▶ **Aim**: Reproduce the lines of the material exactly, excluding every image.

▶ **Provided material**:
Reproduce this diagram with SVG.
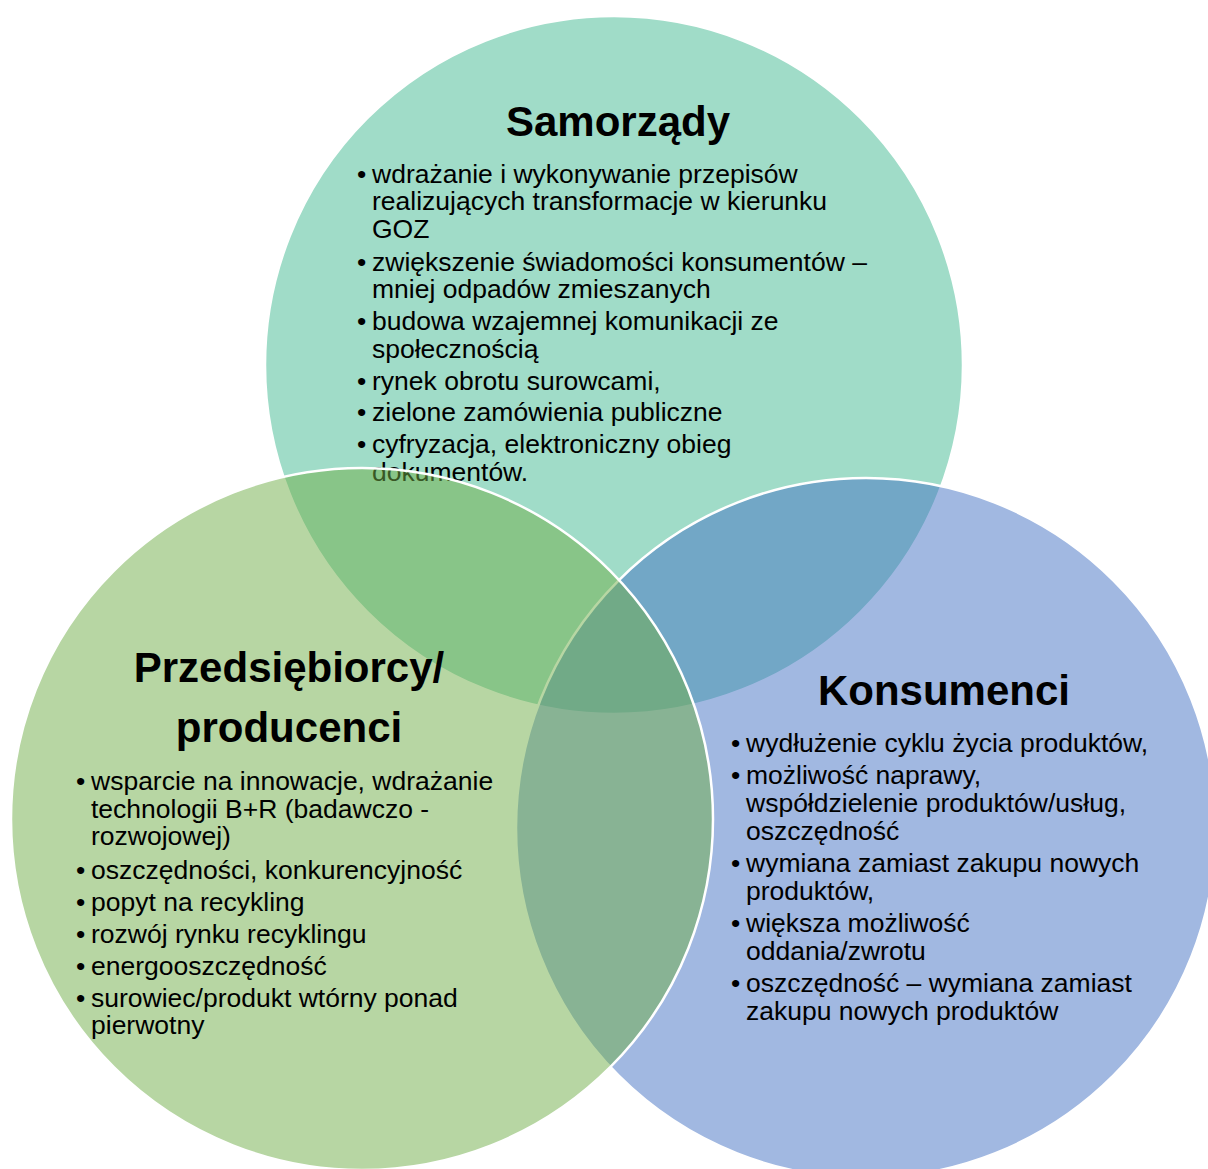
<svg xmlns="http://www.w3.org/2000/svg" width="1208" height="1169" viewBox="0 0 1208 1169">
<style>
.c{stroke:#ffffff;stroke-width:2.5}
.t{font-family:"Liberation Sans",Arial,sans-serif;fill:#000}
.h{font-size:42px;font-weight:bold;text-anchor:middle}
.b{font-size:26.5px}
</style>
<rect width="1208" height="1169" fill="#ffffff"/>
<g id="node-samorzady">
<circle class="c" cx="614" cy="365" r="349" fill="#a0dcc8"/>
<text class="t h" x="618" y="136">Samorządy</text>
<g class="t b">
<text x="357" y="183">•</text><text x="372" y="183">wdrażanie i wykonywanie przepisów</text>
<text x="372" y="210">realizujących transformacje w kierunku</text>
<text x="372" y="238">GOZ</text>
<text x="357" y="271">•</text><text x="372" y="271">zwiększenie świadomości konsumentów –</text>
<text x="372" y="298">mniej odpadów zmieszanych</text>
<text x="357" y="330">•</text><text x="372" y="330">budowa wzajemnej komunikacji ze</text>
<text x="372" y="358">społecznością</text>
<text x="357" y="390">•</text><text x="372" y="390">rynek obrotu surowcami,</text>
<text x="357" y="421">•</text><text x="372" y="421">zielone zamówienia publiczne</text>
<text x="357" y="453">•</text><text x="372" y="453">cyfryzacja, elektroniczny obieg</text>
<text x="372" y="481">dokumentów.</text>
</g>
</g>
<g id="node-konsumenci">
<circle class="c" cx="866" cy="828" r="350" fill="#4472c4" fill-opacity="0.5"/>
<text class="t h" x="944" y="705">Konsumenci</text>
<g class="t b">
<text x="731" y="752">•</text><text x="746" y="752">wydłużenie cyklu życia produktów,</text>
<text x="731" y="784">•</text><text x="746" y="784">możliwość naprawy,</text>
<text x="746" y="812">współdzielenie produktów/usług,</text>
<text x="746" y="840">oszczędność</text>
<text x="731" y="872">•</text><text x="746" y="872">wymiana zamiast zakupu nowych</text>
<text x="746" y="900">produktów,</text>
<text x="731" y="932">•</text><text x="746" y="932">większa możliwość</text>
<text x="746" y="960">oddania/zwrotu</text>
<text x="731" y="992">•</text><text x="746" y="992">oszczędność – wymiana zamiast</text>
<text x="746" y="1020">zakupu nowych produktów</text>
</g>
</g>
<g id="node-przedsiebiorcy">
<circle class="c" cx="362" cy="819" r="351" fill="#70ad47" fill-opacity="0.5"/>
<text class="t h" x="289" y="682">Przedsiębiorcy/</text>
<text class="t h" x="289" y="742">producenci</text>
<g class="t b">
<text x="76" y="790">•</text><text x="91" y="790">wsparcie na innowacje, wdrażanie</text>
<text x="91" y="818">technologii B+R (badawczo -</text>
<text x="91" y="845">rozwojowej)</text>
<text x="76" y="879">•</text><text x="91" y="879">oszczędności, konkurencyjność</text>
<text x="76" y="911">•</text><text x="91" y="911">popyt na recykling</text>
<text x="76" y="943">•</text><text x="91" y="943">rozwój rynku recyklingu</text>
<text x="76" y="975">•</text><text x="91" y="975">energooszczędność</text>
<text x="76" y="1007">•</text><text x="91" y="1007">surowiec/produkt wtórny ponad</text>
<text x="91" y="1034">pierwotny</text>
</g>
</g>
<g id="connectors"/>
</svg>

▶ **Correct answer**:
Reproduce this diagram with SVG.
<svg xmlns="http://www.w3.org/2000/svg" width="1208" height="1169" viewBox="0 0 1208 1169">
<style>
.c{stroke:#ffffff;stroke-width:2.5}
.t{font-family:"Liberation Sans",Arial,sans-serif;fill:#000}
.h{font-size:42px;font-weight:bold;text-anchor:middle}
.b{font-size:26.5px}
</style>
<rect width="1208" height="1169" fill="#ffffff"/>
<g id="node-samorzady">
<circle class="c" cx="614" cy="365" r="349" fill="#a0dcc8"/>
<text class="t h" x="618" y="136">Samorządy</text>
<g class="t b">
<text x="357" y="183">•</text><text x="372" y="183">wdrażanie i wykonywanie przepisów</text>
<text x="372" y="210">realizujących transformacje w kierunku</text>
<text x="372" y="238">GOZ</text>
<text x="357" y="271">•</text><text x="372" y="271">zwiększenie świadomości konsumentów –</text>
<text x="372" y="298">mniej odpadów zmieszanych</text>
<text x="357" y="330">•</text><text x="372" y="330">budowa wzajemnej komunikacji ze</text>
<text x="372" y="358">społecznością</text>
<text x="357" y="390">•</text><text x="372" y="390">rynek obrotu surowcami,</text>
<text x="357" y="421">•</text><text x="372" y="421">zielone zamówienia publiczne</text>
<text x="357" y="453">•</text><text x="372" y="453">cyfryzacja, elektroniczny obieg</text>
<text x="372" y="481">dokumentów.</text>
</g>
</g>
<g id="node-konsumenci">
<circle class="c" cx="866" cy="828" r="350" fill="#4472c4" fill-opacity="0.5"/>
<text class="t h" x="944" y="705">Konsumenci</text>
<g class="t b">
<text x="731" y="752">•</text><text x="746" y="752">wydłużenie cyklu życia produktów,</text>
<text x="731" y="784">•</text><text x="746" y="784">możliwość naprawy,</text>
<text x="746" y="812">współdzielenie produktów/usług,</text>
<text x="746" y="840">oszczędność</text>
<text x="731" y="872">•</text><text x="746" y="872">wymiana zamiast zakupu nowych</text>
<text x="746" y="900">produktów,</text>
<text x="731" y="932">•</text><text x="746" y="932">większa możliwość</text>
<text x="746" y="960">oddania/zwrotu</text>
<text x="731" y="992">•</text><text x="746" y="992">oszczędność – wymiana zamiast</text>
<text x="746" y="1020">zakupu nowych produktów</text>
</g>
</g>
<g id="node-przedsiebiorcy">
<circle class="c" cx="362" cy="819" r="351" fill="#70ad47" fill-opacity="0.5"/>
<text class="t h" x="289" y="682">Przedsiębiorcy/</text>
<text class="t h" x="289" y="742">producenci</text>
<g class="t b">
<text x="76" y="790">•</text><text x="91" y="790">wsparcie na innowacje, wdrażanie</text>
<text x="91" y="818">technologii B+R (badawczo -</text>
<text x="91" y="845">rozwojowej)</text>
<text x="76" y="879">•</text><text x="91" y="879">oszczędności, konkurencyjność</text>
<text x="76" y="911">•</text><text x="91" y="911">popyt na recykling</text>
<text x="76" y="943">•</text><text x="91" y="943">rozwój rynku recyklingu</text>
<text x="76" y="975">•</text><text x="91" y="975">energooszczędność</text>
<text x="76" y="1007">•</text><text x="91" y="1007">surowiec/produkt wtórny ponad</text>
<text x="91" y="1034">pierwotny</text>
</g>
</g>
<g id="connectors"/>
</svg>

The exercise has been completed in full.